Reflexión | Rosa Ruiz/VN
Reconocer y ser reconocidos: mucho más que ser queridos
¿Quién
no hay oído hablar aluna vez de “la pirámide de Maslow”? Posiblemente es uno de
los constructos psicológicos más populares y, quizá también, uno de los más
distorsionados, como ocurre con el inconsciente de Freud.
No
pretendo entrar en detalles aquí. Solo quisiera compartir algo que durante
mucho tiempo me extrañó y no hace mucho descubrí que encerraba una gran
sabiduría: la necesidad humana de sentirnos valorados y reconocidos
responde a un nivel superior de madurez o crecimiento personal que la necesidad
de sentirnos amados. Lo explica en su libro ‘El hombre autorrealizado’.
Previamente,
en la base de esta pirámide imaginada, hay necesidades básicas de
supervivencia: necesidades instintivas, que nos vemos impulsados a resolver
para lograr un mínimo de seguridad que nos permita vivir y no morir. Según
avanzamos “hacia arriba”, las necesidades son menos “animales” y más humanas.

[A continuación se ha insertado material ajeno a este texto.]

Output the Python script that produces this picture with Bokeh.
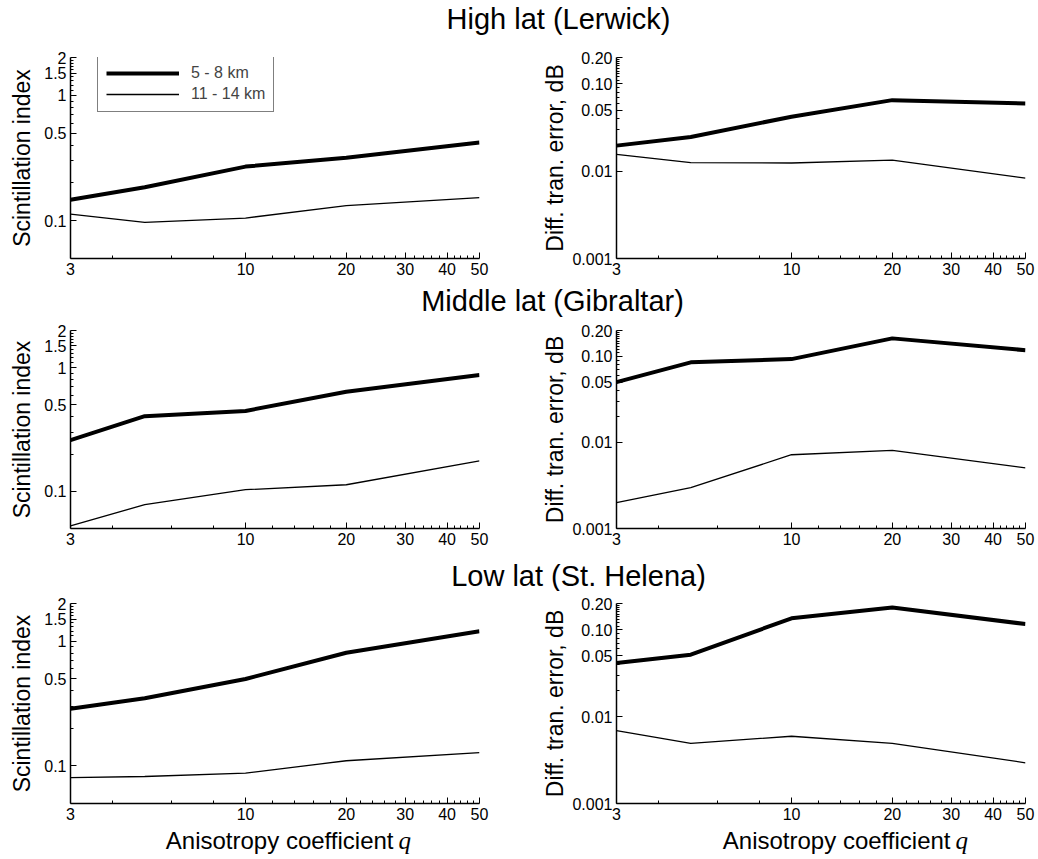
from bokeh.plotting import figure
from bokeh.layouts import column, row
from bokeh.models import FixedTicker, CustomJSTickFormatter, Legend, LegendItem, Range1d
from bokeh.core.properties import value
from bokeh.embed import file_html
from bokeh.resources import INLINE

# ---------------- data ----------------
q = [3, 5, 10, 20, 50]
titles = ["High lat (Lerwick)", "Middle lat (Gibraltar)", "Low lat (St. Helena)"]
series_labels = ["5 - 8 km", "11 - 14 km"]

# Scintillation index
si_high_5_8 = [0.147, 0.185, 0.27, 0.318, 0.42]
si_high_11_14 = [0.113, 0.097, 0.105, 0.132, 0.153]
si_mid_5_8 = [0.259, 0.405, 0.447, 0.638, 0.873]
si_mid_11_14 = [0.0525, 0.078, 0.103, 0.113, 0.176]
si_low_5_8 = [0.287, 0.348, 0.497, 0.807, 1.2]
si_low_11_14 = [0.0807, 0.0823, 0.0875, 0.110, 0.128]

# Differential transmission error, dB
dte_high_5_8 = [0.0196, 0.0246, 0.042, 0.065, 0.0596]
dte_high_11_14 = [0.0156, 0.0125, 0.0124, 0.0134, 0.0083]
dte_mid_5_8 = [0.0502, 0.0853, 0.093, 0.162, 0.118]
dte_mid_11_14 = [0.0020, 0.00298, 0.0072, 0.0081, 0.00507]
dte_low_5_8 = [0.0414, 0.0516, 0.135, 0.18, 0.116]
dte_low_11_14 = [0.0069, 0.00493, 0.00594, 0.00493, 0.00294]

x_major = [3, 10, 20, 30, 40, 50]
x_minor = [4, 6, 8, 12, 14, 16, 18, 22, 24, 26, 28, 32, 34, 36, 38, 42, 44, 46, 48]
si_major = [0.1, 0.5, 1, 1.5, 2]
si_minor = [0.2, 0.3, 0.4, 0.6, 0.7, 0.8, 0.9, 1.1, 1.2, 1.3, 1.4, 1.6, 1.7, 1.8, 1.9]
dte_major = [0.001, 0.01, 0.05, 0.1, 0.2]
dte_minor = [0.02, 0.03, 0.04, 0.06, 0.07, 0.08, 0.09, 0.11, 0.12, 0.13, 0.14,
             0.15, 0.16, 0.17, 0.18, 0.19]

si_label = "Scintillation index"
dte_label = "Diff. tran. error, dB"
xlabel_main = "Anisotropy coefficient"
xlabel_sym = "q"

FONT = "Liberation Sans"
W = 1038
PANEL_W = 519


def style_axis(ax, major, minor, fmt_code, tick_size="16px"):
    ax.ticker = FixedTicker(ticks=major, minor_ticks=minor)
    ax.formatter = CustomJSTickFormatter(code=fmt_code)
    ax.axis_line_color = "black"
    ax.axis_line_width = 1.5
    ax.major_tick_in = 6
    ax.major_tick_out = 0
    ax.minor_tick_in = 3
    ax.minor_tick_out = 0
    ax.major_tick_line_color = "black"
    ax.minor_tick_line_color = "black"
    ax.major_label_text_font = FONT
    ax.major_label_text_font_size = tick_size
    ax.major_label_text_color = "black"


X_FMT = "return String(Number(tick.toPrecision(3)));"
SI_FMT = "return String(Number(tick.toPrecision(3)));"
DTE_FMT = "if (tick >= 0.05) { return tick.toFixed(2); } return String(Number(tick.toPrecision(3)));"


def panel(kind, ys_thick, ys_thin, height, top, bottom, legend=False):
    if kind == "si":
        yr = Range1d(0.05, 2)
        bl, br = 70, 40
    else:
        yr = Range1d(0.001, 0.2)
        bl, br = 97, 13
    p = figure(width=PANEL_W, height=height, x_axis_type="log", y_axis_type="log",
               x_range=Range1d(3, 50), y_range=yr,
               toolbar_location=None, output_backend="svg",
               min_border_left=bl, min_border_right=br,
               min_border_top=top, min_border_bottom=bottom)
    p.grid.visible = False
    p.outline_line_color = None
    p.background_fill_color = "white"
    p.border_fill_color = "white"
    style_axis(p.xaxis[0], x_major, x_minor, X_FMT)
    p.xaxis[0].major_label_standoff = 4
    if kind == "si":
        style_axis(p.yaxis[0], si_major, si_minor, SI_FMT)
        p.yaxis[0].axis_label = si_label
        p.yaxis[0].axis_label_standoff = 6
    else:
        style_axis(p.yaxis[0], dte_major, dte_minor, DTE_FMT)
        p.yaxis[0].axis_label = dte_label
        p.yaxis[0].axis_label_standoff = 1
    p.yaxis[0].major_label_standoff = 4
    p.yaxis[0].axis_label_text_font = FONT
    p.yaxis[0].axis_label_text_font_size = "23px"
    p.yaxis[0].axis_label_text_font_style = "normal"
    p.yaxis[0].axis_label_text_color = "black"

    r1 = p.line(q, ys_thick, line_width=4, line_color="black")
    r2 = p.line(q, ys_thin, line_width=1.3, line_color="black")
    if legend:
        lg = Legend(items=[LegendItem(label=series_labels[0], renderers=[r1]),
                           LegendItem(label=series_labels[1], renderers=[r2])],
                    location=(27, 146))
        lg.border_line_color = "black"
        lg.border_line_width = 1
        lg.background_fill_color = "white"
        lg.background_fill_alpha = 1
        lg.label_text_font = FONT
        lg.label_text_font_size = "16px"
        lg.glyph_width = 73
        lg.glyph_height = 16
        lg.label_standoff = 12
        lg.padding = 8
        lg.spacing = 3
        lg.margin = 0
        p.add_layout(lg)
    return p


def text_strip(height, items):
    f = figure(width=W, height=height, x_range=Range1d(0, W), y_range=Range1d(0, height),
               toolbar_location=None, output_backend="svg",
               x_axis_location=None, y_axis_location=None, min_border=0)
    f.grid.visible = False
    f.outline_line_color = None
    for (x, y_from_top, txt, font, size, style, align) in items:
        f.text(x=[x], y=[height - y_from_top], text=[txt], text_font=value(font),
               text_font_size=size, text_font_style=style, text_align=align,
               text_baseline="middle", text_color="black")
    return f


t1 = text_strip(40, [(558, 18, titles[0], FONT, "29px", "normal", "center")])
row1 = row(panel("si", si_high_5_8, si_high_11_14, 242, 17, 24, legend=True),
           panel("dte", dte_high_5_8, dte_high_11_14, 242, 17, 24))
t2 = text_strip(36, [(552, 18, titles[1], FONT, "29px", "normal", "center")])
row2 = row(panel("si", si_mid_5_8, si_mid_11_14, 235, 12, 25),
           panel("dte", dte_mid_5_8, dte_mid_11_14, 235, 12, 25))
t3 = text_strip(38, [(578, 22, titles[2], FONT, "29px", "normal", "center")])
row3 = row(panel("si", si_low_5_8, si_low_11_14, 236, 12, 24),
           panel("dte", dte_low_5_8, dte_low_11_14, 236, 12, 24))
xl = text_strip(30, [
    (393, 13, xlabel_main, FONT, "24px", "normal", "right"),
    (398, 13, xlabel_sym, "Liberation Serif", "25px", "italic", "left"),
    (950, 13, xlabel_main, FONT, "24px", "normal", "right"),
    (955, 13, xlabel_sym, "Liberation Serif", "25px", "italic", "left"),
])

layout = column(t1, row1, t2, row2, t3, row3, xl, spacing=0)

open("out.html", "w").write(file_html(layout, INLINE))
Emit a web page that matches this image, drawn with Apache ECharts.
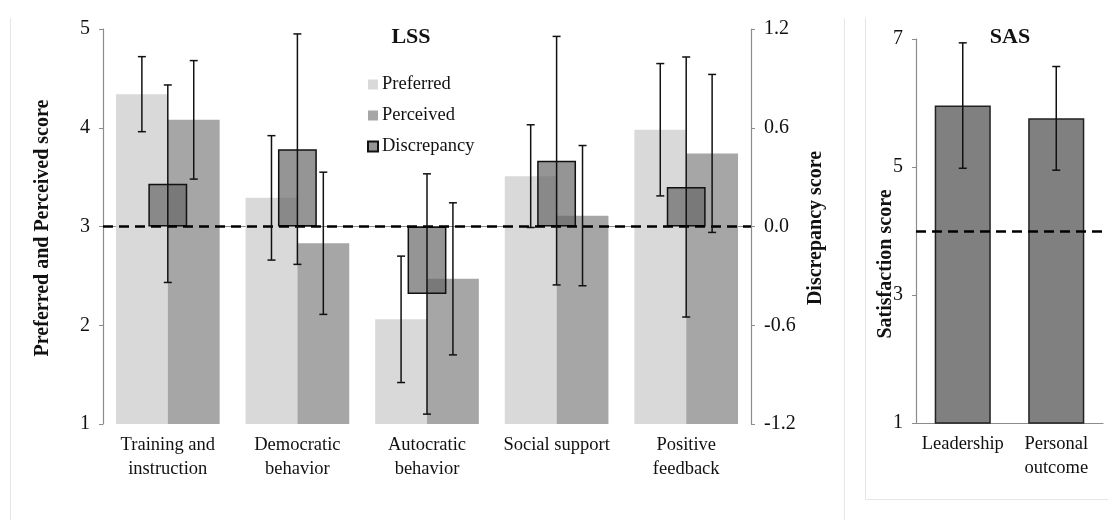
<!DOCTYPE html>
<html>
<head>
<meta charset="utf-8">
<script src="https://cdn.jsdelivr.net/npm/echarts@6/dist/echarts.min.js"></script>
<style>
html,body{margin:0;padding:0;background:#fff;}
#chart{width:1108px;height:520px;}
</style>
</head>
<body>
<div id="chart"></div>
<script>
// ---- Data ----
const lssCategories = ['Training and\ninstruction', 'Democratic\nbehavior', 'Autocratic\nbehavior', 'Social support', 'Positive\nfeedback'];
const preferredMean = [4.34, 3.29, 2.06, 3.51, 3.98];
const preferredSD   = [0.38, 0.63, 0.64, 0.52, 0.67];
const perceivedMean = [4.08, 2.83, 2.47, 3.11, 3.74];
const perceivedSD   = [0.60, 0.72, 0.77, 0.71, 0.80];
const discrepancyMean = [0.26, 0.47, -0.41, 0.40, 0.24];
const discrepancySD   = [0.60, 0.70, 0.73, 0.755, 0.79];
const lssNeutral = 3;

const sasCategories = ['Leadership', 'Personal\noutcome'];
const sasMean = [5.96, 5.76];
const sasSD   = [0.98, 0.81];
const sasNeutral = 4;

const FONT = 'Liberation Serif';

function errorSeries(name, means, sds, xi, yi, offFrac) {
  return {
    type: 'custom', name: name, xAxisIndex: xi, yAxisIndex: yi, z: 10, silent: true,
    data: means.map((m, i) => [i, m - sds[i], m + sds[i]]),
    encode: { x: 0, y: [1, 2] },
    renderItem: function (params, api) {
      const i = api.value(0);
      const lo = api.coord([i, api.value(1)]);
      const hi = api.coord([i, api.value(2)]);
      const bw = api.size([1, 0])[0];
      const x = lo[0] + offFrac * bw;
      const h = 4;
      const st = { stroke: '#111', lineWidth: 1.5 };
      return { type: 'group', children: [
        { type: 'line', shape: { x1: x, y1: lo[1], x2: x, y2: hi[1] }, style: st },
        { type: 'line', shape: { x1: x - h, y1: lo[1], x2: x + h, y2: lo[1] }, style: st },
        { type: 'line', shape: { x1: x - h, y1: hi[1], x2: x + h, y2: hi[1] }, style: st }
      ]};
    }
  };
}

const catLabelStyle = { fontFamily: FONT, fontSize: 18.5, color: '#111' };
const tickLabelStyle = { fontFamily: FONT, fontSize: 20, color: '#111' };
const axisLineStyle = { show: true, lineStyle: { color: '#8c8c8c', width: 1.2 } };
const dashed = { color: '#000', type: [10, 6], width: 2.6 };

const chart = echarts.init(document.getElementById('chart'));
chart.setOption({
  animation: false,
  backgroundColor: '#fff',
  grid: [
    { left: 103, right: 357, top: 29, bottom: 96 },
    { left: 916, right: 5, top: 39, bottom: 97 }
  ],
  legend: {
    data: ['Preferred', 'Perceived', 'Discrepancy'],
    orient: 'vertical', left: 362, top: 70,
    itemWidth: 10, itemHeight: 10, itemGap: 12, icon: 'rect',
    textStyle: { fontFamily: FONT, fontSize: 18.5, color: '#111', padding: [0, 0, 0, -1] },
    selectedMode: false
  },
  xAxis: [
    { type: 'category', gridIndex: 0, data: lssCategories,
      axisLine: axisLineStyle, axisTick: { show: false },
      axisLabel: Object.assign({ margin: 9, lineHeight: 24, interval: 0 }, catLabelStyle) },
    { type: 'category', gridIndex: 0, data: lssCategories, show: false },
    { type: 'category', gridIndex: 1, data: sasCategories,
      axisLine: axisLineStyle, axisTick: { show: false },
      axisLabel: Object.assign({ margin: 9, lineHeight: 24, interval: 0 }, catLabelStyle) }
  ],
  yAxis: [
    { type: 'value', gridIndex: 0, min: 1, max: 5, interval: 1,
      axisLine: axisLineStyle, axisTick: { show: true, length: 4, lineStyle: { color: '#8c8c8c' } },
      splitLine: { show: false }, axisLabel: Object.assign({ margin: 13 }, tickLabelStyle) },
    { type: 'value', gridIndex: 0, position: 'right', min: -1.2, max: 1.2, interval: 0.6,
      axisLine: axisLineStyle, axisTick: { show: true, length: 4, lineStyle: { color: '#8c8c8c' } },
      splitLine: { show: false },
      axisLabel: Object.assign({ margin: 13, formatter: v => v.toFixed(1) }, tickLabelStyle) },
    { type: 'value', gridIndex: 1, min: 1, max: 7, interval: 2,
      axisLine: axisLineStyle, axisTick: { show: true, length: 4, lineStyle: { color: '#8c8c8c' } },
      splitLine: { show: false }, axisLabel: Object.assign({ margin: 13 }, tickLabelStyle) }
  ],
  series: [
    { type: 'bar', name: 'Preferred', xAxisIndex: 0, yAxisIndex: 0, data: preferredMean,
      barGap: '0%', barCategoryGap: '20%', itemStyle: { color: '#d9d9d9' }, z: 2,
      markLine: { silent: true, symbol: 'none', label: { show: false }, lineStyle: dashed, z: 6,
        data: [{ yAxis: lssNeutral }] } },
    { type: 'bar', name: 'Perceived', xAxisIndex: 0, yAxisIndex: 0, data: perceivedMean,
      barGap: '0%', barCategoryGap: '20%', itemStyle: { color: '#a6a6a6' }, z: 2 },
    { type: 'bar', name: 'Discrepancy', xAxisIndex: 1, yAxisIndex: 1, data: discrepancyMean,
      barWidth: '30%', z: 3,
      itemStyle: { color: 'rgba(102,102,102,0.69)', borderColor: '#111', borderWidth: 1.5 } },
    errorSeries('Preferred SD', preferredMean, preferredSD, 0, 0, -0.2),
    errorSeries('Perceived SD', perceivedMean, perceivedSD, 0, 0, 0.2),
    errorSeries('Discrepancy SD', discrepancyMean, discrepancySD, 1, 1, 0),
    { type: 'bar', name: 'SAS', xAxisIndex: 2, yAxisIndex: 2, data: sasMean,
      barWidth: '60%', z: 2,
      itemStyle: { color: '#808080', borderColor: '#222', borderWidth: 1.5 },
      markLine: { silent: true, symbol: 'none', label: { show: false }, lineStyle: dashed, z: 6,
        data: [{ yAxis: sasNeutral }] } },
    errorSeries('SAS SD', sasMean, sasSD, 2, 2, 0)
  ],
  graphic: [
    { type: 'line', shape: { x1: 10.5, y1: 18, x2: 10.5, y2: 520 }, style: { stroke: '#e6e6e6', lineWidth: 1 }, silent: true },
    { type: 'line', shape: { x1: 844.5, y1: 18, x2: 844.5, y2: 520 }, style: { stroke: '#e6e6e6', lineWidth: 1 }, silent: true },
    { type: 'line', shape: { x1: 865.5, y1: 18, x2: 865.5, y2: 499.5 }, style: { stroke: '#e6e6e6', lineWidth: 1 }, silent: true },
    { type: 'line', shape: { x1: 865.5, y1: 499.5, x2: 1108, y2: 499.5 }, style: { stroke: '#e6e6e6', lineWidth: 1 }, silent: true },
    { type: 'text', x: 411, y: 37, silent: true,
      style: { text: 'LSS', fontFamily: FONT, fontWeight: 'bold', fontSize: 22, fill: '#111', textAlign: 'center', textVerticalAlign: 'middle' } },
    { type: 'text', x: 1010, y: 37, silent: true,
      style: { text: 'SAS', fontFamily: FONT, fontWeight: 'bold', fontSize: 22, fill: '#111', textAlign: 'center', textVerticalAlign: 'middle' } },
    { type: 'text', x: 43, y: 228, rotation: Math.PI / 2, silent: true,
      style: { text: 'Preferred and Perceived score', fontFamily: FONT, fontWeight: 'bold', fontSize: 20, fill: '#111', textAlign: 'center', textVerticalAlign: 'middle' } },
    { type: 'text', x: 816, y: 228, rotation: Math.PI / 2, silent: true,
      style: { text: 'Discrepancy score', fontFamily: FONT, fontWeight: 'bold', fontSize: 20, fill: '#111', textAlign: 'center', textVerticalAlign: 'middle' } },
    { type: 'text', x: 886, y: 264, rotation: Math.PI / 2, silent: true,
      style: { text: 'Satisfaction score', fontFamily: FONT, fontWeight: 'bold', fontSize: 20, fill: '#111', textAlign: 'center', textVerticalAlign: 'middle' } }
  ]
});
</script>
</body>
</html>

Más humanizantes. Más nucleares para poder ser quienes somos. Pues bien, antes
de alcanzar el nivel máximo de autorrealización, donde la persona encuentra un
sentido a su vida, está la necesidad de valoración y reconocimiento.
Dicho
de otro modo: para crecer y avanzar personal y espiritualmente (no se puede
separar) necesitamos que se nos reconozca como personas válidas, útiles (en el mejor
sentido), valiosas. Y sí, no es suficiente con sabernos queridos; necesitamos,
además, sentirnos reconocidos, confirmados, validados. ¡Claro que la principal
fuente de valoración debe ser uno mismo!, ¡claro que podríamos estar anclados
en niveles infantiles si nuestra estabilidad emocional dependiera de que otros
nos reconozcan! Cierto. Pero Maslow nos descubre algo que nos devuelve parte de
nuestra verdad. Humilde y frágil verdad: ser un adulto y sano no exime de
necesitar que otros reconozcan lo que eres y haces. En dos sentidos: valorando
lo bueno que hay en ti y en tus capacidades y validando que tal como eres, eres
reconocido, aceptado, confirmado.
Valorar
lo bueno del otro
Sin
duda, por desgracia, nos suele costar valorar lo bueno del otro y,
además, públicamente. Quizá por una humildad mal entendida, por envidias y
celos no confesados o por un temor patológico a que la otra persona no sepa
gestionar el elogio y entre en una espiral de orgullo y soberbia. Me imagino a
Dios creando, según el relato del Génesis, con temor a decir en voz alta lo
bien hecho que estaba todo, no vaya a ser que alguien pensara que era un
egocéntrico peligroso. Sí, cierto, es un antropomorfismo torpe, pero como
seguimos pensando que hemos sido creados a imagen y semejanza suya, sin duda se
nos concede también esta bella capacidad de alegrarnos y gozar con lo bueno
propio y ajeno, hasta el punto de no tener reparo alguno en decir bien alto:
“qué bien hecho está esto… qué buena profesional… qué gran persona eres”, o lo
que corresponda cada vez.
Y
nos queda esa segunda forma de reconocer: ¿hay acaso algo más frustrante y
dañino que no reconocer al otro tal como es? ¿Acaso no nos encontramos con
personas que dicen querernos mucho –y seguramente es cierto– y que son
incapaces de re-conocernos tal como somos?, ¿acaso no nos encontramos con
personas estupendas que, sin embargo, solo nos dan espacio y tiempo si somos
como ellos esperan que seamos? Cuando esto pase, si puedes, aléjate de ellas.
De lo contrario, cualquier día descubrirás frente al espejo que te has ido
haciendo pequeñito, como si estuvieras misteriosamente bajo los efectos de
una “jibarización” espantosa en que tienes que disminuir y hacerte
invisible para que te sigan queriendo. Más aún: tienes que re-conocerte a ti
mismo tal como ellos te re-conocen y no como eres y estás llamado a ser en lo
profundo.
Practiquemos
este sano ejercicio cocreador con el Dios de la vida: reconozcamos a los
demás públicamente y en voz alta, reconozcámoslos como son, sin poner ni quitar
nada. Expresémosles sin resquicio de duda que son personas de pleno derecho en
este lugar y en esta vida, coincidan con nuestro estilo o no. Y donde no lo
hagan con nosotros, volemos. Seguramente no han visto nuestras alas y no
saben que podemos volar. No lo reconocerán, pero les sorprenderemos.